_WORK INSTRUCTIONS_
Report how many lines contain "this", with no other words.

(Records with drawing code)
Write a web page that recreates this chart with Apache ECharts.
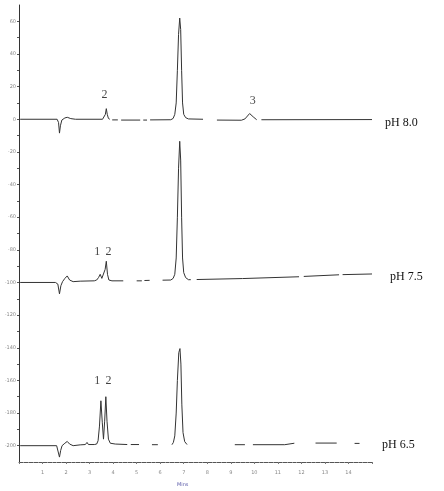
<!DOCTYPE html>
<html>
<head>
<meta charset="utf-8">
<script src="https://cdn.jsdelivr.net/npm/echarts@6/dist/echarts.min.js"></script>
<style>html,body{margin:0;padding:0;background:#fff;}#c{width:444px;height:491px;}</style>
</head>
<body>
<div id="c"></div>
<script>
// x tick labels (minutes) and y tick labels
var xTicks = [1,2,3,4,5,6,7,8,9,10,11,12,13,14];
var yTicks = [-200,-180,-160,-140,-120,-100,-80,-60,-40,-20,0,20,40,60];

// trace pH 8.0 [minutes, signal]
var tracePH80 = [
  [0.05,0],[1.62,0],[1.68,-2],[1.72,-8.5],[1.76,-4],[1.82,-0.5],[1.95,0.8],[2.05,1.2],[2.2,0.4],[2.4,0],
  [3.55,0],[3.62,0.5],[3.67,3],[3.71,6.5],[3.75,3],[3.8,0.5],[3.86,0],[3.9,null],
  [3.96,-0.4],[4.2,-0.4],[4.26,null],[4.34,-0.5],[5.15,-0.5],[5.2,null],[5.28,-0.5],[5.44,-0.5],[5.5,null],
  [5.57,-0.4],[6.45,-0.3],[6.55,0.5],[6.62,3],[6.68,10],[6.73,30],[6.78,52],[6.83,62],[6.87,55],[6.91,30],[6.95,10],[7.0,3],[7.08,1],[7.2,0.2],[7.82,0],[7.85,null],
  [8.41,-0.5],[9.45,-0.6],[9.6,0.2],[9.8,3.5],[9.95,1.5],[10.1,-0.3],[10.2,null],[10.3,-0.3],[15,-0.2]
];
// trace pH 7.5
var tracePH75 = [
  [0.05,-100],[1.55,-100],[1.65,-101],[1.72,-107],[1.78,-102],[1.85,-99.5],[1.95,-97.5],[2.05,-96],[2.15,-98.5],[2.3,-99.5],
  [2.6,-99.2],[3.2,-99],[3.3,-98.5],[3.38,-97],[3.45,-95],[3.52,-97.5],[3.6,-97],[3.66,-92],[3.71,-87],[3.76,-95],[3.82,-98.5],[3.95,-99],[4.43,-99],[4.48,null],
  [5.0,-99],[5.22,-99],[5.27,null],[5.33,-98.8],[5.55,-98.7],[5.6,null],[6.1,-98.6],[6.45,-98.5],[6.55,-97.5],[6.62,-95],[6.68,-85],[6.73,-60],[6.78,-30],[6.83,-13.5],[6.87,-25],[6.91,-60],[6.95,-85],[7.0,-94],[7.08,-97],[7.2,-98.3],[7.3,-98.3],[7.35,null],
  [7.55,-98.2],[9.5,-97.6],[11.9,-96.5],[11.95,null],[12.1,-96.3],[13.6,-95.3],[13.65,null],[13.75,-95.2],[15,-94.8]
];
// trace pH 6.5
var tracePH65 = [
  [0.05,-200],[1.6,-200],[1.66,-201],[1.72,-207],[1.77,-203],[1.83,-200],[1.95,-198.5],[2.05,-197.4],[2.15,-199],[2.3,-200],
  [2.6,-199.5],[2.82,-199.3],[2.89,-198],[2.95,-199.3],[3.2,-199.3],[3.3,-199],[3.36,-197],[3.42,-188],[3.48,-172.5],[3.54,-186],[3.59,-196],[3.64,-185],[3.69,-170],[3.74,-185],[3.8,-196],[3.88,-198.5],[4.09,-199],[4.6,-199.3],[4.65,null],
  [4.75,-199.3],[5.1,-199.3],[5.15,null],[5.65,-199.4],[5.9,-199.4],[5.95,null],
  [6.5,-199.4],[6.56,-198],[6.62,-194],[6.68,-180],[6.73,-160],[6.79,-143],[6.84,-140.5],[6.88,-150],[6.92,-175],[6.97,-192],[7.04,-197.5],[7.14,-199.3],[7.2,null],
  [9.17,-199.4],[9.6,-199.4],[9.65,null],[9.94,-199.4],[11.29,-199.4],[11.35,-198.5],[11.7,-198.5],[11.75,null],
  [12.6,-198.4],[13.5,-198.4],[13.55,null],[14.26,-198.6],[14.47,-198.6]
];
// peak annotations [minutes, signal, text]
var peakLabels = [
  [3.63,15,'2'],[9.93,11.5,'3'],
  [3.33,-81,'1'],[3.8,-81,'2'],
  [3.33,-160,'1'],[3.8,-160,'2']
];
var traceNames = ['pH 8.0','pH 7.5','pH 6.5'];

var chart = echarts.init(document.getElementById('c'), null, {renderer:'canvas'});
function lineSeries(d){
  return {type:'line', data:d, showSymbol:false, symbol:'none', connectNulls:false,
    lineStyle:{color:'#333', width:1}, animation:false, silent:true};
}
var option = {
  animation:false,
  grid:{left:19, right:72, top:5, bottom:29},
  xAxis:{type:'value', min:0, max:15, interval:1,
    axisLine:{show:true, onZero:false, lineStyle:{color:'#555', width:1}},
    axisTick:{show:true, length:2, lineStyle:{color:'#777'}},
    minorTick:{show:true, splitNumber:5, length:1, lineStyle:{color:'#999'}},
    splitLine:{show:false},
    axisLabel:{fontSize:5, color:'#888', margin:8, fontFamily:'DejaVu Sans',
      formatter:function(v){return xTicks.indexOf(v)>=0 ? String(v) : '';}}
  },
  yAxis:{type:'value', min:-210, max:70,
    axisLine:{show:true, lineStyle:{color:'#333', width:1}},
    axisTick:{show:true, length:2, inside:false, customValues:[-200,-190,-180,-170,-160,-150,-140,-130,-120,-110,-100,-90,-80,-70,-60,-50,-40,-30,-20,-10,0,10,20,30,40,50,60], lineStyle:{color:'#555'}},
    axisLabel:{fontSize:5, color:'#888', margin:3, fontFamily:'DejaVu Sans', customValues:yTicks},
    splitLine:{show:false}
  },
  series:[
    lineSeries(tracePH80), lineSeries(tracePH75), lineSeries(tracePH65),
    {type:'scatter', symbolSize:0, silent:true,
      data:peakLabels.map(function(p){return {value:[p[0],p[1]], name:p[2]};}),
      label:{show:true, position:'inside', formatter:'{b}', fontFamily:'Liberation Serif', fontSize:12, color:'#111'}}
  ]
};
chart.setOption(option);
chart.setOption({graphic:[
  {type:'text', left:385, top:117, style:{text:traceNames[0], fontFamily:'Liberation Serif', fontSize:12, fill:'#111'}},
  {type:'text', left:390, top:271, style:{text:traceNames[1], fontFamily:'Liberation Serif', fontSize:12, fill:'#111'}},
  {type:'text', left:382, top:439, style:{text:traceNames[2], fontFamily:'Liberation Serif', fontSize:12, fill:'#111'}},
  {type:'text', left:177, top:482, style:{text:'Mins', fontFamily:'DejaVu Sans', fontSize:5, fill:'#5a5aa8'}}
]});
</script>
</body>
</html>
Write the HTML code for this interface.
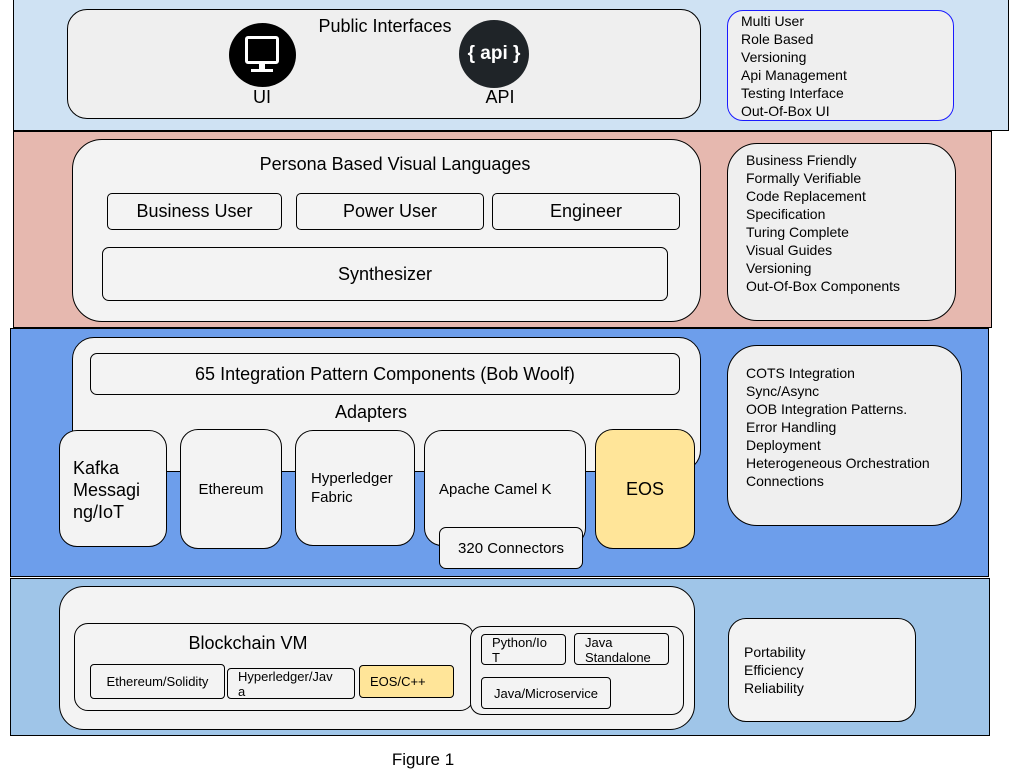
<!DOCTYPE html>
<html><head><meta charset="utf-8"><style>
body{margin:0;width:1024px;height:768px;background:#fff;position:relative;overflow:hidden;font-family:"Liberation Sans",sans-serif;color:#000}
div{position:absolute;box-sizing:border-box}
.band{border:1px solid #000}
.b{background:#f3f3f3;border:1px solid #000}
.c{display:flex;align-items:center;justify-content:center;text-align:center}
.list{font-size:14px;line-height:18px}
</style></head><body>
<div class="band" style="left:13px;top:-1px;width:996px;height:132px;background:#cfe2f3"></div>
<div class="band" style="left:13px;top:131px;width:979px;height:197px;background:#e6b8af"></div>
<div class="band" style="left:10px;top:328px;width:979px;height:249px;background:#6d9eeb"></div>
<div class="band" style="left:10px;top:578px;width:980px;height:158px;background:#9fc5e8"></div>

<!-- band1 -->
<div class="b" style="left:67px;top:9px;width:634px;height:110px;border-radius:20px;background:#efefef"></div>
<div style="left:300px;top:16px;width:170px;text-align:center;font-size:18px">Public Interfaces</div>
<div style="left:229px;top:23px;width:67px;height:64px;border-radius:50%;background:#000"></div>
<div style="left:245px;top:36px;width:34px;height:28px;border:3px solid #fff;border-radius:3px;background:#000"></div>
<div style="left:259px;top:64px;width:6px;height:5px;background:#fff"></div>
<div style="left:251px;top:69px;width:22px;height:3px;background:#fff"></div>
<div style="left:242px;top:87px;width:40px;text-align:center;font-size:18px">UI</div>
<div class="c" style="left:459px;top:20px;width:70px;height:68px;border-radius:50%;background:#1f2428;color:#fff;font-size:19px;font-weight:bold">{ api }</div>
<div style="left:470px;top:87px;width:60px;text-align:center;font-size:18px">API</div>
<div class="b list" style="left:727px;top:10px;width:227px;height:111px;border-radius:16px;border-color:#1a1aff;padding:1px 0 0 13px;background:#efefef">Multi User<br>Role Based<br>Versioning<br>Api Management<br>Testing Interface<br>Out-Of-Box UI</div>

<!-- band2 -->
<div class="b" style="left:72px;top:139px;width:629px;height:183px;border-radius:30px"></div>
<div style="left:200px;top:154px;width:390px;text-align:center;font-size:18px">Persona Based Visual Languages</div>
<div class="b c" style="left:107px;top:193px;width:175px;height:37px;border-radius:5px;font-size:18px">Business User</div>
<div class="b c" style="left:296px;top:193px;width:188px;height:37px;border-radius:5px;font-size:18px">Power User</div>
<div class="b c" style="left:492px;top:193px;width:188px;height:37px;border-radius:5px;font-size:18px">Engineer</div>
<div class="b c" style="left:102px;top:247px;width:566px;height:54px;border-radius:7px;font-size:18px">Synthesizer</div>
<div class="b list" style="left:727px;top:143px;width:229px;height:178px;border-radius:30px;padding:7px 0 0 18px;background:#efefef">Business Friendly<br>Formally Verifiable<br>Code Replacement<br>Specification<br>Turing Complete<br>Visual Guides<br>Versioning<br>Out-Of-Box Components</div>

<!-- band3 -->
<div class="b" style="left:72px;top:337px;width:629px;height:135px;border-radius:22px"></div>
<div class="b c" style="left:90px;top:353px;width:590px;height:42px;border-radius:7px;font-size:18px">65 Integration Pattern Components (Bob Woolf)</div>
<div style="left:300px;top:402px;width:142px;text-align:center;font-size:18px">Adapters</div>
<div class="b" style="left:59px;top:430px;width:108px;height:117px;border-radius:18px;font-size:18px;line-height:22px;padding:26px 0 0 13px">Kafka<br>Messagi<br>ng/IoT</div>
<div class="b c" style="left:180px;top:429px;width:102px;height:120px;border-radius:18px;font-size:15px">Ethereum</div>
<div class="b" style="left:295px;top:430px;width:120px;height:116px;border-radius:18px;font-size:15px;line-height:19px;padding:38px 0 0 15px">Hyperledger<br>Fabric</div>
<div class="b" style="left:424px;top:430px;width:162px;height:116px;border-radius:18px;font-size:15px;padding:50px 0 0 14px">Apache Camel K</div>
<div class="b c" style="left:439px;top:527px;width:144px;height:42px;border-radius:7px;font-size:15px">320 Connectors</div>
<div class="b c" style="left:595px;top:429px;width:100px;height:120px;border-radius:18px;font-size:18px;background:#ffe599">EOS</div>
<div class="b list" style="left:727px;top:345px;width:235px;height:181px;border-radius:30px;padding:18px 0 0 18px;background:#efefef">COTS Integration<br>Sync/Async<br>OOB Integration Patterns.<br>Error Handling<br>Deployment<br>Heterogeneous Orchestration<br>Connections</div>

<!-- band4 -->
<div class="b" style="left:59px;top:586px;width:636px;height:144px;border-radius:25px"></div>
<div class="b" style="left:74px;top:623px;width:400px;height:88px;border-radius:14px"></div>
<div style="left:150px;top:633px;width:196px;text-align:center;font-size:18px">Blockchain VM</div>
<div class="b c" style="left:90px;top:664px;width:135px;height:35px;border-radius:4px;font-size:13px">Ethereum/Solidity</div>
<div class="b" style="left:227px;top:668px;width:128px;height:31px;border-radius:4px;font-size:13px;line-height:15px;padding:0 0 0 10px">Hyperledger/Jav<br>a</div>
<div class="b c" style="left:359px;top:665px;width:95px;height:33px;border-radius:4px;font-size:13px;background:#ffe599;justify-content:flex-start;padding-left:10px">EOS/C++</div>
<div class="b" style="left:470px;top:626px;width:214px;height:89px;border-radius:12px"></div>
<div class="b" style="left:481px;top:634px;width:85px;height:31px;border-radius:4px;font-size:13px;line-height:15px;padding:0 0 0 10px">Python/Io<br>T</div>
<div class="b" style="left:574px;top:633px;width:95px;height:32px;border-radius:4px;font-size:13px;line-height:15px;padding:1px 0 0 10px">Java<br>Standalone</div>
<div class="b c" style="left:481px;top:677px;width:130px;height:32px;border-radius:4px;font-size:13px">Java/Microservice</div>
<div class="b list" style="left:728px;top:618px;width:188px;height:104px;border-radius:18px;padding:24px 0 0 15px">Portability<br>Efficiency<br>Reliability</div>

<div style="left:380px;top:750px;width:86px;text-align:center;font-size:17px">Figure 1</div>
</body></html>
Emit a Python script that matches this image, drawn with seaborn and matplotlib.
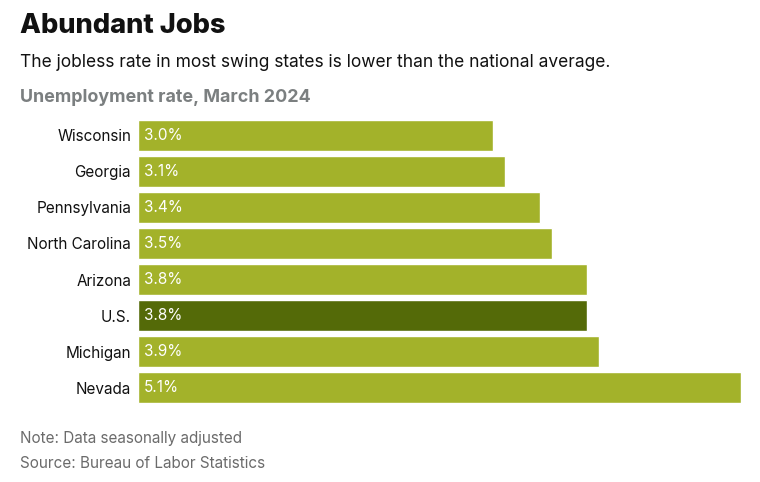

_RESPONSE TO THE TASK_
3